What we have seen so far of the Kerala School is quite interesting, to say the least. We have seen:
- A line integral (circumference of a circle).
- Areas of a circle and sphere and Volume of a sphere.
- Integrals (sankalitas) for powers.
- Power series approximation for what is called \(\pi\) today.
- Trigonometry similar to the modern version, with jyā instead of sine.
- Power series for jyā, kojyā and sara functions.
- The idea of limits.
- The differential (khanḍa-jyā) taken to the limit of small arcs, which is equivalent to the derivative.
- We have also seen the khanḍajyāntara, the second derivative of the jyā.
Was all of this merely one-offs relevant only in context, albeit substantial, or did the Kerala School produce a general system of calculus?
Interestingly, in the Tantrasaṃgraha, we come across an remarkable verse not explained in the Yuktibhāṣā:
चन्द्रबाहुफलवर्गशोधितत्रिज्यकाकृतिपदेन संहरेत्
तत्र कोटिफललिप्तिकाहतां केन्द्रभुक्तिरिह यच्च लभ्यते ॥
तद्विशोद्य मृगादिकेः गतेः क्षिप्यतामिह तु कर्कटादिके
तद्भवेत्स्फुटतरागतिर्विधोरस्य तत्समयजा रवेरपि ॥
The question at hand here is how to calculate the instantaneous (तत्समयजा) velocity of the moon (and sun), given their mean velocities and the equations of position.
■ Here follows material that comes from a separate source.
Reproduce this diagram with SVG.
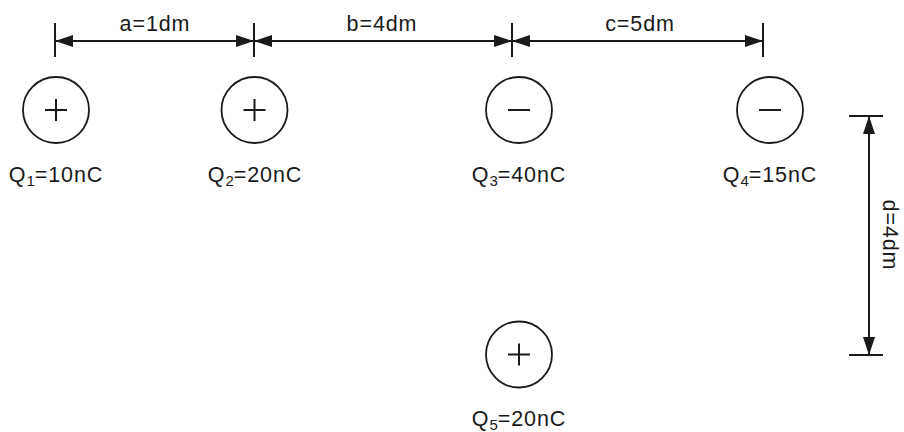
<svg xmlns="http://www.w3.org/2000/svg" width="904" height="432" viewBox="0 0 904 432">
<defs>
<style>
.ln{stroke:#1a1a1a;stroke-width:2;fill:none}
.cr{stroke:#1a1a1a;stroke-width:1.8;fill:#fff}
.sg{stroke:#1a1a1a;stroke-width:2;fill:none}
text{font-family:"Liberation Sans",Arial,sans-serif;font-size:21.5px;letter-spacing:0.9px;fill:#1a1a1a}
.lb{text-anchor:middle}
.sub{font-size:15px;letter-spacing:0}
</style>
<marker id="ah" viewBox="0 0 18 12" refX="18" refY="6" markerWidth="18" markerHeight="12" markerUnits="userSpaceOnUse" orient="auto-start-reverse">
<path d="M0,0 L18,6 L0,12 Z" fill="#1a1a1a"/>
</marker>
</defs>
<rect width="904" height="432" fill="#fff"/>
<g id="connectors">
<line class="ln" x1="55" y1="23" x2="55" y2="57"/>
<line class="ln" x1="254" y1="23" x2="254" y2="57"/>
<line class="ln" x1="512" y1="23" x2="512" y2="57"/>
<line class="ln" x1="763" y1="23" x2="763" y2="57"/>
<line class="ln" x1="55" y1="41" x2="254" y2="41" marker-start="url(#ah)" marker-end="url(#ah)"/>
<line class="ln" x1="254" y1="41" x2="512" y2="41" marker-start="url(#ah)" marker-end="url(#ah)"/>
<line class="ln" x1="512" y1="41" x2="763" y2="41" marker-start="url(#ah)" marker-end="url(#ah)"/>
<text class="lb" x="155" y="31">a=1dm</text>
<text class="lb" x="382" y="31">b=4dm</text>
<text class="lb" x="640" y="31">c=5dm</text>
<line class="ln" x1="849" y1="116" x2="883" y2="116"/>
<line class="ln" x1="849" y1="355" x2="883" y2="355"/>
<line class="ln" x1="869" y1="116" x2="869" y2="355" marker-start="url(#ah)" marker-end="url(#ah)"/>
<text class="lb" transform="translate(883,235) rotate(90)">d=4dm</text>
</g>
<g id="Q1">
<circle class="cr" cx="56" cy="110" r="33"/>
<path class="sg" d="M45,110 H67 M56,99 V121"/>
<text class="lb" x="56" y="182">Q<tspan class="sub" dy="4">1</tspan><tspan dy="-4">=10nC</tspan></text>
</g>
<g id="Q2">
<circle class="cr" cx="254.5" cy="110" r="33"/>
<path class="sg" d="M243.5,110 H265.5 M254.5,99 V121"/>
<text class="lb" x="255" y="182">Q<tspan class="sub" dy="4">2</tspan><tspan dy="-4">=20nC</tspan></text>
</g>
<g id="Q3">
<circle class="cr" cx="519" cy="110" r="33"/>
<path class="sg" d="M508,110 H530"/>
<text class="lb" x="519" y="182">Q<tspan class="sub" dy="4">3</tspan><tspan dy="-4">=40nC</tspan></text>
</g>
<g id="Q4">
<circle class="cr" cx="770" cy="110" r="33"/>
<path class="sg" d="M759,110 H781"/>
<text class="lb" x="770" y="182">Q<tspan class="sub" dy="4">4</tspan><tspan dy="-4">=15nC</tspan></text>
</g>
<g id="Q5">
<circle class="cr" cx="519" cy="354.5" r="33"/>
<path class="sg" d="M508,354.5 H530 M519,343.5 V365.5"/>
<text class="lb" x="519" y="426">Q<tspan class="sub" dy="4">5</tspan><tspan dy="-4">=20nC</tspan></text>
</g>
</svg>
Since we have not delved into these astronomical models, we will merely note that the equation of position of the moon is given by (in modern terms)
\( \theta = \theta_0 – arcsin(\frac{r_o}{R}.sin(\theta – \theta_0)) \)The instantaneous velocity, therefore, is
\( \frac{d{\theta}}{dt} = \frac{d{\theta_0}}{dt} – \frac{{r_o}.cos(\theta – \theta_0).\frac{d{\theta_0}}{dt}}{\sqrt{R^2 – r_0^2.sin^2(\theta-\theta_0)}} \)And this is precisely what the verse gives. To generate this expression, one would need to know the derivative of the arcsin function, as well as the chain rule of differentiation, both of which were apparently known to Nilakaṇṭha Somayāji, though never explicitly stated. Also, the idea that the instantaneous velocity is the derivative of the instantaneous position had to have been appreciated.
Evidently, the calculus that we have seen earlier had been taken to some degree of generalization behind the scenes by the Kerala School, which is unfortunately not available to us. Knowing this gives us the impetus to reconstruct a general calculus using the means available to the Kerala School with a good amount of assurance that a similar path was tread by them.